◆ **GIVEN MATERIAL**:
=-=-=-=-=
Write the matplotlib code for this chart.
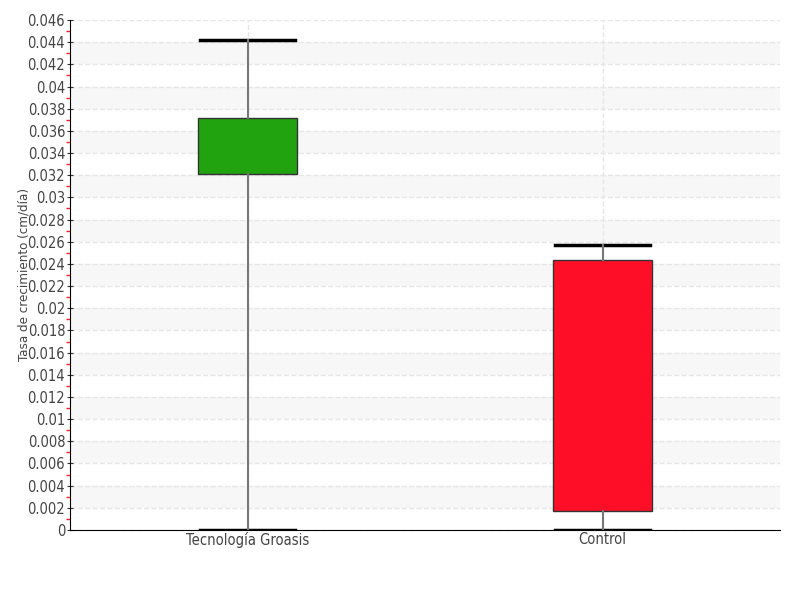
import matplotlib.pyplot as plt
import numpy as np
from matplotlib.ticker import MultipleLocator, FuncFormatter

categorias = ['Tecnología Groasis', 'Control']
minimos = [0.0, 0.0]
q1 = [0.03211, 0.00171]
medianas = [0.03373, 0.01434]
q3 = [0.03716, 0.02435]
maximos = [0.04420, 0.02571]
colores = ['#21a30f', '#ff0f27']

plt.rcParams['font.family'] = ['DejaVu Sans']
plt.rcParams['font.stretch'] = 'condensed'

fig = plt.figure(figsize=(8, 6), dpi=100)
ax = fig.add_axes([0.0875, 0.1167, 0.8875, 0.85])

# bandas alternas grises
for y0 in np.arange(0.002, 0.046, 0.004):
    ax.axhspan(y0, y0 + 0.002, color='#f7f7f7', zorder=0, lw=0)

stats = []
for i in range(len(categorias)):
    stats.append({'label': categorias[i], 'whislo': minimos[i], 'q1': q1[i], 'med': medianas[i],
                  'q3': q3[i], 'whishi': maximos[i], 'fliers': []})

bp = ax.bxp(stats, positions=[1, 2], widths=0.28, patch_artist=True, showfliers=False,
            boxprops=dict(edgecolor='#333333', linewidth=1),
            medianprops=dict(color='#333333', linewidth=1),
            whiskerprops=dict(color='#777777', linewidth=1.5),
            capprops=dict(color='black', linewidth=2.5), capwidths=0.27)
for patch, c in zip(bp['boxes'], colores):
    patch.set_facecolor(c)
    patch.set_zorder(3)
for w in bp['whiskers']:
    w.set_zorder(3)

ax.set_xlim(0.5, 2.5)
ax.set_ylim(0, 0.046)
ax.yaxis.set_major_locator(MultipleLocator(0.002))
ax.yaxis.set_minor_locator(MultipleLocator(0.001))
ax.yaxis.set_major_formatter(FuncFormatter(lambda v, p: '%g' % round(v, 4)))

ax.grid(axis='both', which='major', color='#e6e6e6', linestyle='--', linewidth=1, zorder=1)
ax.set_axisbelow(True)

for s in ['top', 'right']:
    ax.spines[s].set_visible(False)
ax.spines['left'].set_color('black')
ax.spines['bottom'].set_color('black')

ax.tick_params(axis='y', which='major', direction='inout', length=5, color='#333333',
               labelsize=10.5, labelcolor='#444444', pad=1)
ax.tick_params(axis='y', which='minor', direction='out', length=3, width=1, color='#ff2020')
ax.tick_params(axis='x', length=0, labelsize=10.5, labelcolor='#444444', pad=1.5)

ax.set_ylabel('Tasa de crecimiento (cm/día)', fontsize=9.5, color='#444444')
ax.yaxis.set_label_coords(-0.055, 0.5)

fig.savefig('out.png', dpi=100)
=-=-=-=-=
◆ **REQUIREMENT**:
Write out again every line above exactly as given; the pictures do not belong in the copy.

◆ **SOLVED PROBLEM**:
Write the matplotlib code for this chart.
import matplotlib.pyplot as plt
import numpy as np
from matplotlib.ticker import MultipleLocator, FuncFormatter

categorias = ['Tecnología Groasis', 'Control']
minimos = [0.0, 0.0]
q1 = [0.03211, 0.00171]
medianas = [0.03373, 0.01434]
q3 = [0.03716, 0.02435]
maximos = [0.04420, 0.02571]
colores = ['#21a30f', '#ff0f27']

plt.rcParams['font.family'] = ['DejaVu Sans']
plt.rcParams['font.stretch'] = 'condensed'

fig = plt.figure(figsize=(8, 6), dpi=100)
ax = fig.add_axes([0.0875, 0.1167, 0.8875, 0.85])

# bandas alternas grises
for y0 in np.arange(0.002, 0.046, 0.004):
    ax.axhspan(y0, y0 + 0.002, color='#f7f7f7', zorder=0, lw=0)

stats = []
for i in range(len(categorias)):
    stats.append({'label': categorias[i], 'whislo': minimos[i], 'q1': q1[i], 'med': medianas[i],
                  'q3': q3[i], 'whishi': maximos[i], 'fliers': []})

bp = ax.bxp(stats, positions=[1, 2], widths=0.28, patch_artist=True, showfliers=False,
            boxprops=dict(edgecolor='#333333', linewidth=1),
            medianprops=dict(color='#333333', linewidth=1),
            whiskerprops=dict(color='#777777', linewidth=1.5),
            capprops=dict(color='black', linewidth=2.5), capwidths=0.27)
for patch, c in zip(bp['boxes'], colores):
    patch.set_facecolor(c)
    patch.set_zorder(3)
for w in bp['whiskers']:
    w.set_zorder(3)

ax.set_xlim(0.5, 2.5)
ax.set_ylim(0, 0.046)
ax.yaxis.set_major_locator(MultipleLocator(0.002))
ax.yaxis.set_minor_locator(MultipleLocator(0.001))
ax.yaxis.set_major_formatter(FuncFormatter(lambda v, p: '%g' % round(v, 4)))

ax.grid(axis='both', which='major', color='#e6e6e6', linestyle='--', linewidth=1, zorder=1)
ax.set_axisbelow(True)

for s in ['top', 'right']:
    ax.spines[s].set_visible(False)
ax.spines['left'].set_color('black')
ax.spines['bottom'].set_color('black')

ax.tick_params(axis='y', which='major', direction='inout', length=5, color='#333333',
               labelsize=10.5, labelcolor='#444444', pad=1)
ax.tick_params(axis='y', which='minor', direction='out', length=3, width=1, color='#ff2020')
ax.tick_params(axis='x', length=0, labelsize=10.5, labelcolor='#444444', pad=1.5)

ax.set_ylabel('Tasa de crecimiento (cm/día)', fontsize=9.5, color='#444444')
ax.yaxis.set_label_coords(-0.055, 0.5)

fig.savefig('out.png', dpi=100)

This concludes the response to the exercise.